:: Information provided ::

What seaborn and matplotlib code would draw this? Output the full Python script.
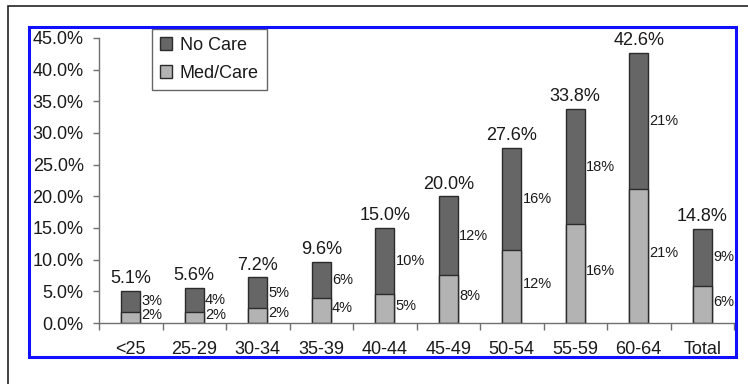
import matplotlib
matplotlib.use("Agg")
import matplotlib.pyplot as plt
import matplotlib.patches as mpatches
from matplotlib.ticker import FixedLocator, FuncFormatter
import numpy as np
import pandas as pd
import seaborn as sns

categories = ["<25", "25-29", "30-34", "35-39", "40-44", "45-49", "50-54", "55-59", "60-64", "Total"]
med_care = [1.7, 1.8, 2.4, 4.0, 4.6, 7.6, 11.6, 15.6, 21.2, 5.9]
no_care = [3.4, 3.8, 4.8, 5.6, 10.4, 12.4, 16.0, 18.2, 21.4, 8.9]
totals = [5.1, 5.6, 7.2, 9.6, 15.0, 20.0, 27.6, 33.8, 42.6, 14.8]
y_ticks = [0, 5, 10, 15, 20, 25, 30, 35, 40, 45]

DARK = "#666666"
LIGHT = "#b3b3b3"
EDGE = "#2b2b2b"
TXT = "#1a1a1a"

sns.set_style("white")
plt.rcParams["font.family"] = ["Liberation Sans", "DejaVu Sans"]

df = pd.DataFrame({"cat": categories, "med": med_care, "nocare": no_care})
df["stack"] = df["med"] + df["nocare"]

fig = plt.figure(figsize=(7.48, 3.84), dpi=100)
ax = fig.add_axes([99 / 748, 61 / 384, 635 / 748, 285 / 384])

sns.barplot(data=df, x="cat", y="stack", color=DARK, width=0.3, saturation=1,
            edgecolor=EDGE, linewidth=1.0, ax=ax)
sns.barplot(data=df, x="cat", y="med", color=LIGHT, width=0.3, saturation=1,
            edgecolor=EDGE, linewidth=1.0, ax=ax)

ax.set_xlim(-0.5, len(categories) - 0.5)
ax.set_ylim(0, 45)
ax.set_xlabel("")
ax.set_ylabel("")

ax.yaxis.set_major_locator(FixedLocator(y_ticks))
ax.yaxis.set_major_formatter(FuncFormatter(lambda v, p: f"{v:.1f}%"))
ax.tick_params(axis="y", which="major", direction="out", length=4, width=1,
               color="#707070", pad=7, labelsize=13, labelcolor=TXT, left=True)
ax.tick_params(axis="x", which="major", length=0, pad=13, labelsize=13, labelcolor=TXT)
ax.set_xticks(np.arange(-0.5, len(categories)), minor=True)
ax.tick_params(axis="x", which="minor", direction="out", length=5, width=1,
               color="#707070", bottom=True)

for s in ["top", "right"]:
    ax.spines[s].set_visible(False)
for s in ["left", "bottom"]:
    ax.spines[s].set_color("#707070")
    ax.spines[s].set_linewidth(1.0)

bar_half = 0.15
for i in range(len(categories)):
    m = df["med"][i]
    n = df["nocare"][i]
    t = totals[i]
    ax.text(i, m + n + 0.6, f"{t:.1f}%", ha="center", va="bottom", fontsize=13,
            color=TXT, clip_on=False)
    ax.text(i + bar_half + 0.02, m + n / 2, f"{n:.0f}%", ha="left", va="center",
            fontsize=10.5, color=TXT)
    ax.text(i + bar_half + 0.02, m / 2 + 0.4, f"{m:.0f}%", ha="left", va="center",
            fontsize=10.5, color=TXT)

handles = [mpatches.Patch(facecolor=DARK, edgecolor=EDGE, label="No Care"),
           mpatches.Patch(facecolor=LIGHT, edgecolor=EDGE, label="Med/Care")]
leg = ax.legend(handles=handles, loc="upper left", bbox_to_anchor=(0.083, 1.032),
                fontsize=13, frameon=True, fancybox=False, shadow=False,
                handlelength=0.7, handleheight=0.7, handletextpad=0.4,
                borderpad=0.45, labelspacing=0.6, borderaxespad=0)
leg.get_frame().set_edgecolor("#404040")
leg.get_frame().set_linewidth(1.0)
for t in leg.get_texts():
    t.set_color(TXT)

# blue frame around the chart
fig.patches.append(mpatches.Rectangle((29 / 748, 27 / 384), 707 / 748, 330 / 384,
                                      transform=fig.transFigure, fill=False,
                                      edgecolor="#1010ff", linewidth=2.2, zorder=5))
# outer black frame
fig.patches.append(mpatches.Rectangle((8 / 748, -0.1), 2.0, 1.1 - 6 / 384,
                                      transform=fig.transFigure, fill=False,
                                      edgecolor="#222222", linewidth=1.2, zorder=5))

fig.savefig("out.png", dpi=100)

:::

**Written request**
Retype the whole listing exactly and leave the pictures out.

**Exercise output**
What seaborn and matplotlib code would draw this? Output the full Python script.
import matplotlib
matplotlib.use("Agg")
import matplotlib.pyplot as plt
import matplotlib.patches as mpatches
from matplotlib.ticker import FixedLocator, FuncFormatter
import numpy as np
import pandas as pd
import seaborn as sns

categories = ["<25", "25-29", "30-34", "35-39", "40-44", "45-49", "50-54", "55-59", "60-64", "Total"]
med_care = [1.7, 1.8, 2.4, 4.0, 4.6, 7.6, 11.6, 15.6, 21.2, 5.9]
no_care = [3.4, 3.8, 4.8, 5.6, 10.4, 12.4, 16.0, 18.2, 21.4, 8.9]
totals = [5.1, 5.6, 7.2, 9.6, 15.0, 20.0, 27.6, 33.8, 42.6, 14.8]
y_ticks = [0, 5, 10, 15, 20, 25, 30, 35, 40, 45]

DARK = "#666666"
LIGHT = "#b3b3b3"
EDGE = "#2b2b2b"
TXT = "#1a1a1a"

sns.set_style("white")
plt.rcParams["font.family"] = ["Liberation Sans", "DejaVu Sans"]

df = pd.DataFrame({"cat": categories, "med": med_care, "nocare": no_care})
df["stack"] = df["med"] + df["nocare"]

fig = plt.figure(figsize=(7.48, 3.84), dpi=100)
ax = fig.add_axes([99 / 748, 61 / 384, 635 / 748, 285 / 384])

sns.barplot(data=df, x="cat", y="stack", color=DARK, width=0.3, saturation=1,
            edgecolor=EDGE, linewidth=1.0, ax=ax)
sns.barplot(data=df, x="cat", y="med", color=LIGHT, width=0.3, saturation=1,
            edgecolor=EDGE, linewidth=1.0, ax=ax)

ax.set_xlim(-0.5, len(categories) - 0.5)
ax.set_ylim(0, 45)
ax.set_xlabel("")
ax.set_ylabel("")

ax.yaxis.set_major_locator(FixedLocator(y_ticks))
ax.yaxis.set_major_formatter(FuncFormatter(lambda v, p: f"{v:.1f}%"))
ax.tick_params(axis="y", which="major", direction="out", length=4, width=1,
               color="#707070", pad=7, labelsize=13, labelcolor=TXT, left=True)
ax.tick_params(axis="x", which="major", length=0, pad=13, labelsize=13, labelcolor=TXT)
ax.set_xticks(np.arange(-0.5, len(categories)), minor=True)
ax.tick_params(axis="x", which="minor", direction="out", length=5, width=1,
               color="#707070", bottom=True)

for s in ["top", "right"]:
    ax.spines[s].set_visible(False)
for s in ["left", "bottom"]:
    ax.spines[s].set_color("#707070")
    ax.spines[s].set_linewidth(1.0)

bar_half = 0.15
for i in range(len(categories)):
    m = df["med"][i]
    n = df["nocare"][i]
    t = totals[i]
    ax.text(i, m + n + 0.6, f"{t:.1f}%", ha="center", va="bottom", fontsize=13,
            color=TXT, clip_on=False)
    ax.text(i + bar_half + 0.02, m + n / 2, f"{n:.0f}%", ha="left", va="center",
            fontsize=10.5, color=TXT)
    ax.text(i + bar_half + 0.02, m / 2 + 0.4, f"{m:.0f}%", ha="left", va="center",
            fontsize=10.5, color=TXT)

handles = [mpatches.Patch(facecolor=DARK, edgecolor=EDGE, label="No Care"),
           mpatches.Patch(facecolor=LIGHT, edgecolor=EDGE, label="Med/Care")]
leg = ax.legend(handles=handles, loc="upper left", bbox_to_anchor=(0.083, 1.032),
                fontsize=13, frameon=True, fancybox=False, shadow=False,
                handlelength=0.7, handleheight=0.7, handletextpad=0.4,
                borderpad=0.45, labelspacing=0.6, borderaxespad=0)
leg.get_frame().set_edgecolor("#404040")
leg.get_frame().set_linewidth(1.0)
for t in leg.get_texts():
    t.set_color(TXT)

# blue frame around the chart
fig.patches.append(mpatches.Rectangle((29 / 748, 27 / 384), 707 / 748, 330 / 384,
                                      transform=fig.transFigure, fill=False,
                                      edgecolor="#1010ff", linewidth=2.2, zorder=5))
# outer black frame
fig.patches.append(mpatches.Rectangle((8 / 748, -0.1), 2.0, 1.1 - 6 / 384,
                                      transform=fig.transFigure, fill=False,
                                      edgecolor="#222222", linewidth=1.2, zorder=5))

fig.savefig("out.png", dpi=100)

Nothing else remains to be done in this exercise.